Em seu livro O Pai, publicado pela Ateliê Editorial, Dirce oferece uma perspectiva mais humana e contextualizada sobre Dilermando, buscando desconstruir o estigma que o acompanhou.

Maçonaria e Engajamento

Dilermando foi um ativo defensor da Maçonaria tradicional no Brasil, posicionando-se como crítico ferrenho do Grão-Mestre Joaquim Rodrigues Neves, cuja gestão, na década de 1940, provocou uma cisão na instituição.

Em seu livro A Tragédia da Piedade, Dilermando detalha sua visão sobre o episódio, além de narrar aspectos de sua vida e do caso que o tornou famoso. Sua participação na Maçonaria reflete seu compromisso com valores de fraternidade e justiça, apesar das controvérsias que marcaram sua trajetória.

Morte e Legado

Dilermando de Assis faleceu em São Paulo, em 13 de novembro de 1951, aos 63 anos, vítima de um infarto. Sua morte ocorreu apenas seis meses após o falecimento de Ana Emília, que sucumbiu a um câncer.

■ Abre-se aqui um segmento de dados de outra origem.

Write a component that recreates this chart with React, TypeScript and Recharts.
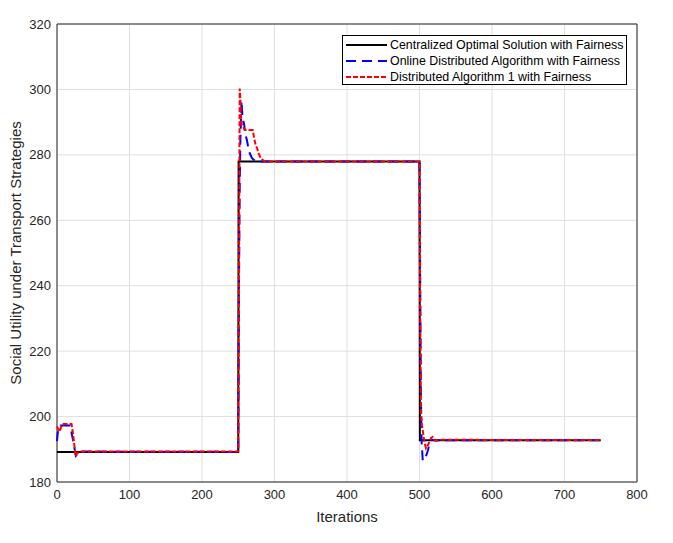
import { LineChart, Line, XAxis, YAxis, CartesianGrid, ReferenceArea } from 'recharts';

type Pt = { x: number; y: number };
const toPts = (rows: number[][]): Pt[] => rows.map(([x, y]) => ({ x, y }));

const xTicks = [0, 100, 200, 300, 400, 500, 600, 700, 800];
const yTicks = [180, 200, 220, 240, 260, 280, 300, 320];

// Centralized optimal solution (piecewise constant)
const centralized = [
  [0, 189.2], [250, 189.2], [250.5, 278], [500, 278], [500.5, 192.8], [750, 192.8],
];

// Online distributed algorithm
const online = [
  [0, 192.5], [1, 195], [3, 196.5], [5, 197.3], [18, 197.3], [22, 193], [26, 188],
  [28, 188.5], [32, 189.3], [250, 189.2], [251, 240], [252, 270], [253, 285],
  [254.5, 296.5], [256, 291], [258, 289.5], [260, 286], [262, 284.5], [264, 282],
  [266, 280.4], [269, 279], [273, 278.2], [280, 278], [500, 278], [501, 240],
  [502, 205], [503, 192], [504.5, 186.5], [506, 187], [508, 187.5], [510, 188.5],
  [512, 190], [514, 192], [516, 193], [520, 192.8], [750, 192.8],
];

// Distributed algorithm 1
const distributed1 = [
  [0, 197], [2, 196], [4, 195.4], [6, 197.3], [9, 197.7], [20, 197.7], [22, 195],
  [24, 191], [26, 187.8], [28, 188.8], [32, 189.3], [250, 189.3], [251, 240],
  [252, 300.3], [253, 297], [254, 291], [255, 289], [257, 288.5], [259, 287.6],
  [270, 287.6], [272, 285], [274, 283], [276, 282], [278, 280.5], [281, 279],
  [285, 278.2], [290, 278], [500, 278], [501, 230], [502, 203], [503, 198],
  [505, 195], [507, 192], [509, 190.3], [511, 191], [514, 192.5], [516, 193.5],
  [518, 193.8], [520, 193], [523, 192.6], [530, 192.9], [750, 192.8],
];

const FONT = '"Liberation Sans", Arial, sans-serif';

const legendItems = [
  { name: 'Centralized Optimal Solution with Fairness', color: '#000000', dash: '' },
  { name: 'Online Distributed Algorithm with Fairness', color: '#0000ff', dash: '10 6' },
  { name: 'Distributed Algorithm 1 with Fairness', color: '#ff0000', dash: '5 2' },
];

const LegendBox = () => (
  <div style={{ position: 'absolute', left: 342, top: 35, border: '1px solid #000', background: '#fff', width: 283, height: 48, fontFamily: FONT, fontSize: 12.4, color: '#000' }}>
    {legendItems.map((it, i) => (
      <div key={it.name} style={{ display: 'flex', alignItems: 'center', height: 16, marginTop: i === 0 ? 1 : 0 }}>
        <svg width={44} height={16} style={{ marginLeft: 3 }}>
          <line x1={0} y1={8} x2={41} y2={8} stroke={it.color} strokeWidth={2} strokeDasharray={it.dash} />
        </svg>
        <span style={{ whiteSpace: 'nowrap' }}>{it.name}</span>
      </div>
    ))}
  </div>
);

export default function App() {
  return (
    <div style={{ position: 'absolute', left: 0, top: 0, width: 673, height: 543, background: '#fff' }}>
      <LineChart width={673} height={543} margin={{ top: 24, right: 36, bottom: 31, left: 17 }}>
        <CartesianGrid stroke="#dfdfdf" />
        <XAxis
          type="number"
          dataKey="x"
          domain={[0, 800]}
          ticks={xTicks}
          height={30}
          axisLine={false}
          tickLine={false}
          tickSize={0}
          tickMargin={8}
          tick={{ fill: '#262626', fontSize: 13, fontFamily: FONT }}
          label={() => (
            <text x={347} y={522} textAnchor="middle" fill="#262626" fontSize={15} fontFamily={FONT}>Iterations</text>
          )}
        />
        <YAxis
          type="number"
          dataKey="y"
          domain={[180, 320]}
          ticks={yTicks}
          width={40}
          axisLine={false}
          tickLine={false}
          tickSize={0}
          tickMargin={6}
          tick={{ fill: '#262626', fontSize: 13, fontFamily: FONT }}
          label={() => (
            <text x={21} y={253} transform="rotate(-90 21 253)" textAnchor="middle" fill="#262626" fontSize={15} fontFamily={FONT}>
              Social Utility under Transport Strategies
            </text>
          )}
        />
        <ReferenceArea x1={0} x2={800} y1={180} y2={320} fill="none" stroke="#262626" strokeWidth={1} fillOpacity={0} />
        <Line data={toPts(centralized)} dataKey="y" type="linear" stroke="#000000" strokeWidth={2} dot={false} isAnimationActive={false} />
        <Line data={toPts(online)} dataKey="y" type="linear" stroke="#0000ff" strokeWidth={2} strokeDasharray="10 6" dot={false} isAnimationActive={false} />
        <Line data={toPts(distributed1)} dataKey="y" type="linear" stroke="#ff0000" strokeWidth={2} strokeDasharray="5 2" dot={false} isAnimationActive={false} />
      </LineChart>
      <LegendBox />
    </div>
  );
}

Inicialmente, seu sepultamento foi negado no Cemitério do Santíssimo Sacramento, em São Paulo, devido ao peso de sua reputação ligada às mortes de Euclides da Cunha e seu filho.

Anos depois, seu corpo foi trasladado para o mesmo cemitério, onde foi sepultado ao lado dos pais e do irmão Dinorah, cujos restos mortais ele havia transferido de Porto Alegre.

Impacto Cultural e Histórico

A Tragédia da Piedade permanece como um dos episódios mais marcantes da história brasileira do início do século XX, não apenas pelo impacto na vida de figuras públicas como Euclides da Cunha, mas também por expor as tensões sociais e morais da época.

O caso revelou a hipocrisia de uma sociedade que, ao mesmo tempo em que condenava Dilermando, fascinava-se pelo escândalo. A imprensa da época, ao demonizá-lo, contribuiu para consolidar uma narrativa unilateral, que ignorava as complexidades do triângulo amoroso e do confronto.

Dilermando, embora estigmatizado, foi mais do que o "vilão" pintado pela mídia. Sua carreira como militar e engenheiro demonstra um homem dedicado ao serviço público, cujas contribuições ao desenvolvimento de São Paulo são inegáveis. O esforço de sua filha Dirce para reabilitar sua imagem reflete a luta por uma visão mais equilibrada de sua história.